Pour autant, même si c'est l'impression qui peut rester une fois les huit pistes traversées, Dying Grotesque ne se contente pas de nous maintenir pendant 36 minutes dans une gigantesque centrifugeuse cradingue. Car cet épais vortex est aéré – ainsi qu'il est de coutume chez Fred Estby et ses compères – de judicieuses mélodies. Et si celles-ci évoquent bien souvent la vision épique de fontaines herculéennes d'où jaillit le bouillonnant magma d'Hadès, le propos se veut occasionnellement plus serein, lorgnant vers les discours veloutés de Dan Swanö (brièvement, à partir de 2:25 sur « Purification », ou à la toute fin de « Mortality »). Nos amis s'autorisent par ailleurs quelques originalités, qui ne méritent certes pas l'appellation d'extravagances, mais qui indiquent que l'on n'est pas ici en présence d'un sous-sous-clone de Fleshcrawl. Ainsi les guitares rugissent-elles parfois en quinconce stéréophonique (à 3:02 sur « Nuclear Meadows »). Ainsi devine-t-on des notes de piano qui jouent à cache-cache sur « Lilith ». Et tous ces efforts et cette ferveur d'aboutir parfois à des pics d'endorphine. Sur une bonne partie de l'introductif « Nuclear Meadows ». Sur le majestueux final de « Purification ». Ou, plus intense encore, sur toute la deuxième moitié de l'excellent « Point of View ».

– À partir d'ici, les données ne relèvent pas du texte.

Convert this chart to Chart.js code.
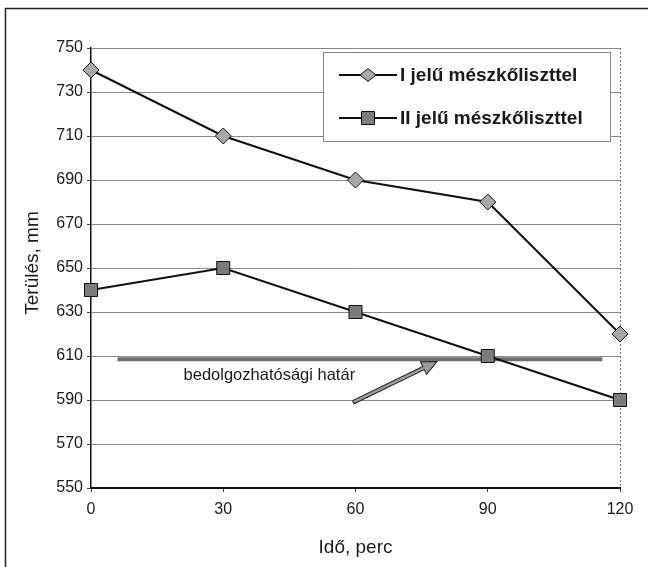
<!DOCTYPE html>
<html>
<head>
<meta charset="utf-8">
<script src="https://cdn.jsdelivr.net/npm/chart.js@4/dist/chart.umd.min.js"></script>
<style>
  html, body { margin: 0; padding: 0; background: #fff; }
  #wrap { width: 648px; height: 567px; }
</style>
</head>
<body>
<div id="wrap"><canvas id="c" width="648" height="567"></canvas></div>
<script>
// Idő (perc) and spread (mm) values
const timeMinutes = [0, 30, 60, 90, 120];
const seriesI = [740, 710, 690, 680, 620];
const seriesII = [640, 650, 630, 610, 590];
const seriesLabels = ['I jelű mészkőliszttel', 'II jelű mészkőliszttel'];

// workability limit line and its annotation
const limitValue = 608.5;
const limitFromTo = [6, 116];
const limitText = 'bedolgozhatósági határ';
const limitTextAt = [21, 601];
const arrowFrom = [59.5, 589];
const arrowTo = [78.5, 607.5];

// axis settings
const yMin = 550, yMax = 750, yStep = 20;
const xTitle = 'Idő, perc';
const yTitle = 'Terülés, mm';

const FONT = '"Liberation Sans", Arial, sans-serif';
const TXT = '#1a1a1a';

const toPts = (xs, ys) => xs.map((x, i) => ({ x: x, y: ys[i] }));

const decorations = {
  id: 'decorations',
  beforeDraw(chart) {
    const ctx = chart.ctx;
    ctx.save();
    ctx.fillStyle = '#fff';
    ctx.fillRect(0, 0, chart.width, chart.height);
    ctx.restore();
  },
  beforeDatasetsDraw(chart) {
    // dotted right edge of the plot
    const ctx = chart.ctx;
    const a = chart.chartArea;
    ctx.save();
    ctx.strokeStyle = '#777';
    ctx.lineWidth = 1;
    ctx.setLineDash([2, 2]);
    ctx.beginPath();
    ctx.moveTo(Math.round(a.right) + 0.5, a.top);
    ctx.lineTo(Math.round(a.right) + 0.5, a.bottom);
    ctx.stroke();
    ctx.restore();
  },
  afterDraw(chart) {
    const ctx = chart.ctx;
    const xs = chart.scales.x, ys = chart.scales.y;
    const a = chart.chartArea;
    ctx.save();

    // frame lines on top and left
    ctx.strokeStyle = '#222';
    ctx.lineWidth = 1.5;
    ctx.beginPath();
    ctx.moveTo(5.5, 567);
    ctx.lineTo(5.5, 8.5);
    ctx.lineTo(648, 8.5);
    ctx.stroke();

    // axis titles
    ctx.fillStyle = TXT;
    ctx.font = '19px ' + FONT;
    ctx.textAlign = 'center';
    ctx.textBaseline = 'middle';
    ctx.fillText(xTitle, (a.left + a.right) / 2, 548);
    ctx.save();
    ctx.translate(33, 263);
    ctx.rotate(-Math.PI / 2);
    ctx.fillText(yTitle, 0, 0);
    ctx.restore();

    // limit label
    ctx.font = '16.5px ' + FONT;
    ctx.textAlign = 'left';
    ctx.fillText(limitText, xs.getPixelForValue(limitTextAt[0]), ys.getPixelForValue(limitTextAt[1]));

    // block arrow pointing at the limit line
    const x0 = xs.getPixelForValue(arrowFrom[0]), y0 = ys.getPixelForValue(arrowFrom[1]);
    const x1 = xs.getPixelForValue(arrowTo[0]), y1 = ys.getPixelForValue(arrowTo[1]);
    const ang = Math.atan2(y1 - y0, x1 - x0);
    const len = Math.hypot(x1 - x0, y1 - y0);
    const headL = 15, headW = 7, shaftW = 1.8;
    ctx.save();
    ctx.translate(x0, y0);
    ctx.rotate(ang);
    ctx.beginPath();
    ctx.moveTo(0, -shaftW);
    ctx.lineTo(len - headL, -shaftW);
    ctx.lineTo(len - headL, -headW);
    ctx.lineTo(len, 0);
    ctx.lineTo(len - headL, headW);
    ctx.lineTo(len - headL, shaftW);
    ctx.lineTo(0, shaftW);
    ctx.closePath();
    ctx.fillStyle = '#9a9a9a';
    ctx.fill();
    ctx.strokeStyle = '#222';
    ctx.lineWidth = 1;
    ctx.stroke();
    ctx.restore();

    // legend box
    const bx = 323, by = 52, bw = 287, bh = 89;
    ctx.fillStyle = '#fff';
    ctx.fillRect(bx, by, bw, bh);
    ctx.strokeStyle = '#888';
    ctx.lineWidth = 1;
    ctx.strokeRect(bx + 0.5, by + 0.5, bw, bh);
    ctx.font = 'bold 19px ' + FONT;
    ctx.textBaseline = 'middle';
    ctx.textAlign = 'left';
    const rows = [75, 118];
    chart.data.datasets.slice(0, 2).forEach((ds, i) => {
      const yy = rows[i];
      ctx.strokeStyle = '#111';
      ctx.lineWidth = 2;
      ctx.beginPath();
      ctx.moveTo(339, yy);
      ctx.lineTo(397, yy);
      ctx.stroke();
      ctx.fillStyle = ds.pointBackgroundColor;
      ctx.strokeStyle = '#111';
      ctx.lineWidth = 1;
      ctx.beginPath();
      if (ds.pointStyle === 'rectRot') {
        const r = 8;
        ctx.moveTo(368 - r, yy);
        ctx.lineTo(368, yy - r * 0.8);
        ctx.lineTo(368 + r, yy);
        ctx.lineTo(368, yy + r * 0.8);
        ctx.closePath();
      } else {
        ctx.rect(368 - 6.5, yy - 6.5, 13, 13);
      }
      ctx.fill();
      ctx.stroke();
      ctx.fillStyle = TXT;
      ctx.fillText(ds.label, 400, yy + 1);
    });

    ctx.restore();
  }
};

new Chart(document.getElementById('c'), {
  type: 'line',
  data: {
    datasets: [
      {
        label: seriesLabels[0],
        data: toPts(timeMinutes, seriesI),
        borderColor: '#111',
        borderWidth: 2,
        pointStyle: 'rectRot',
        pointRadius: 8,
        pointBackgroundColor: '#a8a8a8',
        pointBorderColor: '#111',
        pointBorderWidth: 1,
        tension: 0,
        clip: false
      },
      {
        label: seriesLabels[1],
        data: toPts(timeMinutes, seriesII),
        borderColor: '#111',
        borderWidth: 2,
        pointStyle: 'rect',
        pointRadius: 9.2,
        pointBackgroundColor: '#7c7c7c',
        pointBorderColor: '#111',
        pointBorderWidth: 1,
        tension: 0,
        clip: false
      },
      {
        label: limitText,
        data: limitFromTo.map(x => ({ x: x, y: limitValue })),
        borderColor: '#6e6e6e',
        borderWidth: 4,
        pointRadius: 0,
        tension: 0
      }
    ]
  },
  options: {
    responsive: false,
    animation: false,
    devicePixelRatio: 1,
    layout: { padding: { left: 0, top: 48, right: 28, bottom: 0 } },
    plugins: { legend: { display: false }, tooltip: { enabled: false } },
    scales: {
      x: {
        type: 'linear',
        min: 0, max: 120,
        afterBuildTicks(scale) { scale.ticks = timeMinutes.map(v => ({ value: v })); },
        afterFit(scale) { scale.height = 79; },
        grid: { display: true, drawOnChartArea: false, drawTicks: true, tickLength: 4, tickColor: '#444' },
        border: { color: '#111', width: 2 },
        ticks: { color: TXT, font: { family: FONT, size: 16 }, padding: 8, maxRotation: 0 }
      },
      y: {
        min: yMin, max: yMax,
        ticks: { stepSize: yStep, color: TXT, font: { family: FONT, size: 16 }, padding: 4 },
        afterFit(scale) { scale.width = 91; },
        grid: { color: '#8a8a8a', lineWidth: 1, tickLength: 4, tickColor: '#444' },
        border: { color: '#111', width: 1.5 }
      }
    }
  },
  plugins: [decorations]
});
</script>
</body>
</html>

Pourtant Celestial peine à s'introduire dans le cercle restreint des albums véritablement marquants. La faute, principalement, à une volonté un peu trop jusqu'au-boutiste de multiplier les plans, riffs, et changements de rythme, sans user suffisamment de ces saines répétitions qui fournissent repères et confort d'écoute. Il est bien sûr tout à leur honneur de refuser de sixfeetunderiser une musique qui pourrait rapidement se vautrer dans la paresse d'un groove bovin rehaussé de quelques accélérations sans imagination. Mais le groupe pousse le bouchon un peu trop loin, asséchant parfois la cyprine en même temps qu'il chasse la routine. Rien de véritablement rédhibitoire non plus, mais c'est parfois un peu frustrant.
N'empêche : quel plaisir de plonger dans un bain de boue aussi expert, et de se faire masser la couenne par des mains aussi vigoureuses !
La chronique, version courte : la tronçonneuse de Dismember qui s'affaire et gigote sans fin dans le sèche-linge de Grave, c'est un peu l'image avec laquelle on ressort de Celestial, le second album des Ukrainiens de Dying Grotesque. Vrombissant et bourbeusement groovy, cavalant plus vite que la moyenne de la scène, provocateur de quelques frissons coquins sous notre épiderme tuméfié, cette cuvée serait un vrai coup de cœur si les zigotos n'avaient pas aussi souvent tendance à en mettre plus haut que le bord. N'empêche, si la guerre se jouait sur le terrain du Swedeath, les Russes se seraient pris une belle branlée !
1 COMMENTAIRE
Crom-Cruach le 04/02/2025 à 10:13:38
Une chronique dont la qualité est inversement proportionnelle au bouzin concerné.